◆ **Task goal**
Write out every line of the material as it stands, apart from the pictures.

Start of Provided material

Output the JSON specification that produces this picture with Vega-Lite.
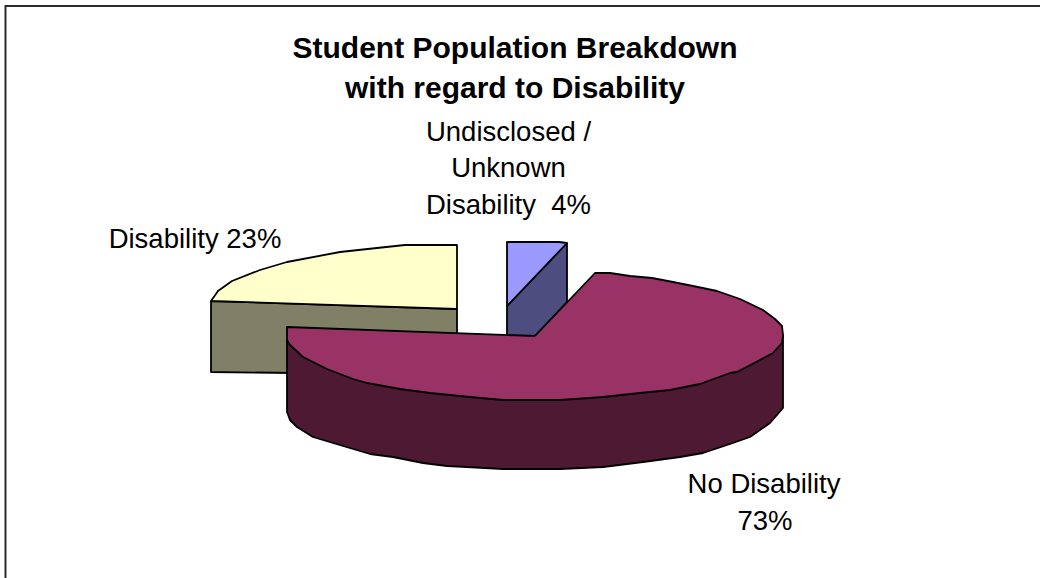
{
  "$schema": "https://vega.github.io/schema/vega-lite/v6.json",
  "width": 1040,
  "height": 578,
  "padding": 0,
  "autosize": "none",
  "background": "white",
  "view": {"stroke": null},
  "datasets": {
    "faces": [
      {"face":"Disability side","seq":1,"x":211,"y":301},{"face":"Disability side","seq":2,"x":457,"y":309},{"face":"Disability side","seq":3,"x":457,"y":375},{"face":"Disability side","seq":4,"x":211,"y":372},{"face":"Disability side","seq":5,"x":211,"y":301},

      {"face":"Disability top","seq":1,"x":457,"y":309},{"face":"Disability top","seq":2,"x":457,"y":245},{"face":"Disability top","seq":3,"x":405,"y":245},{"face":"Disability top","seq":4,"x":377,"y":248},{"face":"Disability top","seq":5,"x":340,"y":252},{"face":"Disability top","seq":6,"x":287,"y":262},{"face":"Disability top","seq":7,"x":260,"y":270},{"face":"Disability top","seq":8,"x":232,"y":281},{"face":"Disability top","seq":9,"x":218,"y":291},{"face":"Disability top","seq":10,"x":211,"y":301},{"face":"Disability top","seq":11,"x":457,"y":309},

      {"face":"Undisclosed side","seq":1,"x":567,"y":243},{"face":"Undisclosed side","seq":2,"x":507,"y":306},{"face":"Undisclosed side","seq":3,"x":507,"y":336},{"face":"Undisclosed side","seq":4,"x":535,"y":336},{"face":"Undisclosed side","seq":5,"x":567,"y":302},{"face":"Undisclosed side","seq":6,"x":567,"y":243},

      {"face":"Undisclosed top","seq":1,"x":507,"y":306},{"face":"Undisclosed top","seq":2,"x":507,"y":242},{"face":"Undisclosed top","seq":3,"x":559,"y":242},{"face":"Undisclosed top","seq":4,"x":567,"y":243},{"face":"Undisclosed top","seq":5,"x":507,"y":306},

      {"face":"No Disability side","seq":1,"x":287,"y":340},{"face":"No Disability side","seq":2,"x":503,"y":400},{"face":"No Disability side","seq":3,"x":782,"y":343},{"face":"No Disability side","seq":4,"x":783,"y":335},{"face":"No Disability side","seq":5,"x":783,"y":408},{"face":"No Disability side","seq":6,"x":770,"y":423},{"face":"No Disability side","seq":7,"x":750,"y":437},{"face":"No Disability side","seq":8,"x":730,"y":444},{"face":"No Disability side","seq":9,"x":703,"y":453},{"face":"No Disability side","seq":10,"x":680,"y":457},{"face":"No Disability side","seq":11,"x":643,"y":462},{"face":"No Disability side","seq":12,"x":603,"y":467},{"face":"No Disability side","seq":13,"x":560,"y":469},{"face":"No Disability side","seq":14,"x":503,"y":469},{"face":"No Disability side","seq":15,"x":467,"y":467},{"face":"No Disability side","seq":16,"x":447,"y":466},{"face":"No Disability side","seq":17,"x":423,"y":463},{"face":"No Disability side","seq":18,"x":393,"y":457},{"face":"No Disability side","seq":19,"x":370,"y":454},{"face":"No Disability side","seq":20,"x":333,"y":443},{"face":"No Disability side","seq":21,"x":313,"y":437},{"face":"No Disability side","seq":22,"x":297,"y":427},{"face":"No Disability side","seq":23,"x":290,"y":420},{"face":"No Disability side","seq":24,"x":287,"y":412},{"face":"No Disability side","seq":25,"x":287,"y":340},

      {"face":"No Disability top","seq":1,"x":535,"y":336},{"face":"No Disability top","seq":2,"x":595,"y":273},{"face":"No Disability top","seq":3,"x":610,"y":273},{"face":"No Disability top","seq":4,"x":630,"y":276},{"face":"No Disability top","seq":5,"x":652,"y":278},{"face":"No Disability top","seq":6,"x":673,"y":282},{"face":"No Disability top","seq":7,"x":693,"y":286},{"face":"No Disability top","seq":8,"x":717,"y":291},{"face":"No Disability top","seq":9,"x":740,"y":299},{"face":"No Disability top","seq":10,"x":763,"y":310},{"face":"No Disability top","seq":11,"x":775,"y":319},{"face":"No Disability top","seq":12,"x":782,"y":326},{"face":"No Disability top","seq":13,"x":783,"y":335},{"face":"No Disability top","seq":14,"x":782,"y":343},{"face":"No Disability top","seq":15,"x":773,"y":353},{"face":"No Disability top","seq":16,"x":760,"y":360},{"face":"No Disability top","seq":17,"x":737,"y":372},{"face":"No Disability top","seq":18,"x":730,"y":373},{"face":"No Disability top","seq":19,"x":700,"y":384},{"face":"No Disability top","seq":20,"x":680,"y":388},{"face":"No Disability top","seq":21,"x":670,"y":390},{"face":"No Disability top","seq":22,"x":640,"y":393},{"face":"No Disability top","seq":23,"x":603,"y":397},{"face":"No Disability top","seq":24,"x":575,"y":399},{"face":"No Disability top","seq":25,"x":560,"y":400},{"face":"No Disability top","seq":26,"x":503,"y":400},{"face":"No Disability top","seq":27,"x":470,"y":397},{"face":"No Disability top","seq":28,"x":430,"y":393},{"face":"No Disability top","seq":29,"x":400,"y":389},{"face":"No Disability top","seq":30,"x":367,"y":383},{"face":"No Disability top","seq":31,"x":353,"y":379},{"face":"No Disability top","seq":32,"x":327,"y":369},{"face":"No Disability top","seq":33,"x":303,"y":357},{"face":"No Disability top","seq":34,"x":290,"y":345},{"face":"No Disability top","seq":35,"x":287,"y":340},{"face":"No Disability top","seq":36,"x":287,"y":327},{"face":"No Disability top","seq":37,"x":535,"y":336}
    ],
    "frame": [
      {"seq":1,"x":5.5,"y":578},{"seq":2,"x":5.5,"y":6},{"seq":3,"x":1040,"y":6}
    ],
    "title": [
      {"text":"Student Population Breakdown","x":515,"y":58},
      {"text":"with regard to Disability","x":515,"y":98}
    ],
    "labels": [
      {"text":"Undisclosed /","x":508.5,"y":141},
      {"text":"Unknown","x":508.5,"y":177},
      {"text":"Disability\u00a0 4%","x":508.5,"y":214},
      {"text":"Disability 23%","x":195,"y":248},
      {"text":"No Disability","x":764,"y":493},
      {"text":"73%","x":765,"y":530}
    ]
  },
  "encoding": {
    "x": {"field":"x","type":"quantitative","scale":{"domain":[0,1040]},"axis":null},
    "y": {"field":"y","type":"quantitative","scale":{"domain":[578,0]},"axis":null}
  },
  "layer": [
    {
      "data": {"name":"frame"},
      "mark": {"type":"line","stroke":"#2b2b2b","strokeWidth":2},
      "encoding": {"order":{"field":"seq"}}
    },
    {
      "data": {"name":"faces"},
      "mark": {"type":"line","stroke":"black","strokeWidth":1.8,"strokeJoin":"round"},
      "encoding": {
        "order":{"field":"seq"},
        "detail":{"field":"face"},
        "fill":{
          "field":"face","type":"nominal","legend":null,
          "scale":{
            "domain":["Disability side","Disability top","Undisclosed side","Undisclosed top","No Disability side","No Disability top"],
            "range":["#808066","#FFFFCC","#4D4D80","#9999FF","#4D1933","#993366"]
          }
        }
      }
    },
    {
      "data": {"name":"title"},
      "mark": {"type":"text","font":"Liberation Sans","fontSize":30,"fontWeight":"bold","align":"center","baseline":"alphabetic","color":"black"},
      "encoding": {"text":{"field":"text"}}
    },
    {
      "data": {"name":"labels"},
      "mark": {"type":"text","font":"Liberation Sans","fontSize":27.5,"align":"center","baseline":"alphabetic","color":"black"},
      "encoding": {"text":{"field":"text"}}
    }
  ]
}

End of Provided material

◆ **Result for this task**
Output the JSON specification that produces this picture with Vega-Lite.
{
  "$schema": "https://vega.github.io/schema/vega-lite/v6.json",
  "width": 1040,
  "height": 578,
  "padding": 0,
  "autosize": "none",
  "background": "white",
  "view": {"stroke": null},
  "datasets": {
    "faces": [
      {"face":"Disability side","seq":1,"x":211,"y":301},{"face":"Disability side","seq":2,"x":457,"y":309},{"face":"Disability side","seq":3,"x":457,"y":375},{"face":"Disability side","seq":4,"x":211,"y":372},{"face":"Disability side","seq":5,"x":211,"y":301},

      {"face":"Disability top","seq":1,"x":457,"y":309},{"face":"Disability top","seq":2,"x":457,"y":245},{"face":"Disability top","seq":3,"x":405,"y":245},{"face":"Disability top","seq":4,"x":377,"y":248},{"face":"Disability top","seq":5,"x":340,"y":252},{"face":"Disability top","seq":6,"x":287,"y":262},{"face":"Disability top","seq":7,"x":260,"y":270},{"face":"Disability top","seq":8,"x":232,"y":281},{"face":"Disability top","seq":9,"x":218,"y":291},{"face":"Disability top","seq":10,"x":211,"y":301},{"face":"Disability top","seq":11,"x":457,"y":309},

      {"face":"Undisclosed side","seq":1,"x":567,"y":243},{"face":"Undisclosed side","seq":2,"x":507,"y":306},{"face":"Undisclosed side","seq":3,"x":507,"y":336},{"face":"Undisclosed side","seq":4,"x":535,"y":336},{"face":"Undisclosed side","seq":5,"x":567,"y":302},{"face":"Undisclosed side","seq":6,"x":567,"y":243},

      {"face":"Undisclosed top","seq":1,"x":507,"y":306},{"face":"Undisclosed top","seq":2,"x":507,"y":242},{"face":"Undisclosed top","seq":3,"x":559,"y":242},{"face":"Undisclosed top","seq":4,"x":567,"y":243},{"face":"Undisclosed top","seq":5,"x":507,"y":306},

      {"face":"No Disability side","seq":1,"x":287,"y":340},{"face":"No Disability side","seq":2,"x":503,"y":400},{"face":"No Disability side","seq":3,"x":782,"y":343},{"face":"No Disability side","seq":4,"x":783,"y":335},{"face":"No Disability side","seq":5,"x":783,"y":408},{"face":"No Disability side","seq":6,"x":770,"y":423},{"face":"No Disability side","seq":7,"x":750,"y":437},{"face":"No Disability side","seq":8,"x":730,"y":444},{"face":"No Disability side","seq":9,"x":703,"y":453},{"face":"No Disability side","seq":10,"x":680,"y":457},{"face":"No Disability side","seq":11,"x":643,"y":462},{"face":"No Disability side","seq":12,"x":603,"y":467},{"face":"No Disability side","seq":13,"x":560,"y":469},{"face":"No Disability side","seq":14,"x":503,"y":469},{"face":"No Disability side","seq":15,"x":467,"y":467},{"face":"No Disability side","seq":16,"x":447,"y":466},{"face":"No Disability side","seq":17,"x":423,"y":463},{"face":"No Disability side","seq":18,"x":393,"y":457},{"face":"No Disability side","seq":19,"x":370,"y":454},{"face":"No Disability side","seq":20,"x":333,"y":443},{"face":"No Disability side","seq":21,"x":313,"y":437},{"face":"No Disability side","seq":22,"x":297,"y":427},{"face":"No Disability side","seq":23,"x":290,"y":420},{"face":"No Disability side","seq":24,"x":287,"y":412},{"face":"No Disability side","seq":25,"x":287,"y":340},

      {"face":"No Disability top","seq":1,"x":535,"y":336},{"face":"No Disability top","seq":2,"x":595,"y":273},{"face":"No Disability top","seq":3,"x":610,"y":273},{"face":"No Disability top","seq":4,"x":630,"y":276},{"face":"No Disability top","seq":5,"x":652,"y":278},{"face":"No Disability top","seq":6,"x":673,"y":282},{"face":"No Disability top","seq":7,"x":693,"y":286},{"face":"No Disability top","seq":8,"x":717,"y":291},{"face":"No Disability top","seq":9,"x":740,"y":299},{"face":"No Disability top","seq":10,"x":763,"y":310},{"face":"No Disability top","seq":11,"x":775,"y":319},{"face":"No Disability top","seq":12,"x":782,"y":326},{"face":"No Disability top","seq":13,"x":783,"y":335},{"face":"No Disability top","seq":14,"x":782,"y":343},{"face":"No Disability top","seq":15,"x":773,"y":353},{"face":"No Disability top","seq":16,"x":760,"y":360},{"face":"No Disability top","seq":17,"x":737,"y":372},{"face":"No Disability top","seq":18,"x":730,"y":373},{"face":"No Disability top","seq":19,"x":700,"y":384},{"face":"No Disability top","seq":20,"x":680,"y":388},{"face":"No Disability top","seq":21,"x":670,"y":390},{"face":"No Disability top","seq":22,"x":640,"y":393},{"face":"No Disability top","seq":23,"x":603,"y":397},{"face":"No Disability top","seq":24,"x":575,"y":399},{"face":"No Disability top","seq":25,"x":560,"y":400},{"face":"No Disability top","seq":26,"x":503,"y":400},{"face":"No Disability top","seq":27,"x":470,"y":397},{"face":"No Disability top","seq":28,"x":430,"y":393},{"face":"No Disability top","seq":29,"x":400,"y":389},{"face":"No Disability top","seq":30,"x":367,"y":383},{"face":"No Disability top","seq":31,"x":353,"y":379},{"face":"No Disability top","seq":32,"x":327,"y":369},{"face":"No Disability top","seq":33,"x":303,"y":357},{"face":"No Disability top","seq":34,"x":290,"y":345},{"face":"No Disability top","seq":35,"x":287,"y":340},{"face":"No Disability top","seq":36,"x":287,"y":327},{"face":"No Disability top","seq":37,"x":535,"y":336}
    ],
    "frame": [
      {"seq":1,"x":5.5,"y":578},{"seq":2,"x":5.5,"y":6},{"seq":3,"x":1040,"y":6}
    ],
    "title": [
      {"text":"Student Population Breakdown","x":515,"y":58},
      {"text":"with regard to Disability","x":515,"y":98}
    ],
    "labels": [
      {"text":"Undisclosed /","x":508.5,"y":141},
      {"text":"Unknown","x":508.5,"y":177},
      {"text":"Disability\u00a0 4%","x":508.5,"y":214},
      {"text":"Disability 23%","x":195,"y":248},
      {"text":"No Disability","x":764,"y":493},
      {"text":"73%","x":765,"y":530}
    ]
  },
  "encoding": {
    "x": {"field":"x","type":"quantitative","scale":{"domain":[0,1040]},"axis":null},
    "y": {"field":"y","type":"quantitative","scale":{"domain":[578,0]},"axis":null}
  },
  "layer": [
    {
      "data": {"name":"frame"},
      "mark": {"type":"line","stroke":"#2b2b2b","strokeWidth":2},
      "encoding": {"order":{"field":"seq"}}
    },
    {
      "data": {"name":"faces"},
      "mark": {"type":"line","stroke":"black","strokeWidth":1.8,"strokeJoin":"round"},
      "encoding": {
        "order":{"field":"seq"},
        "detail":{"field":"face"},
        "fill":{
          "field":"face","type":"nominal","legend":null,
          "scale":{
            "domain":["Disability side","Disability top","Undisclosed side","Undisclosed top","No Disability side","No Disability top"],
            "range":["#808066","#FFFFCC","#4D4D80","#9999FF","#4D1933","#993366"]
          }
        }
      }
    },
    {
      "data": {"name":"title"},
      "mark": {"type":"text","font":"Liberation Sans","fontSize":30,"fontWeight":"bold","align":"center","baseline":"alphabetic","color":"black"},
      "encoding": {"text":{"field":"text"}}
    },
    {
      "data": {"name":"labels"},
      "mark": {"type":"text","font":"Liberation Sans","fontSize":27.5,"align":"center","baseline":"alphabetic","color":"black"},
      "encoding": {"text":{"field":"text"}}
    }
  ]
}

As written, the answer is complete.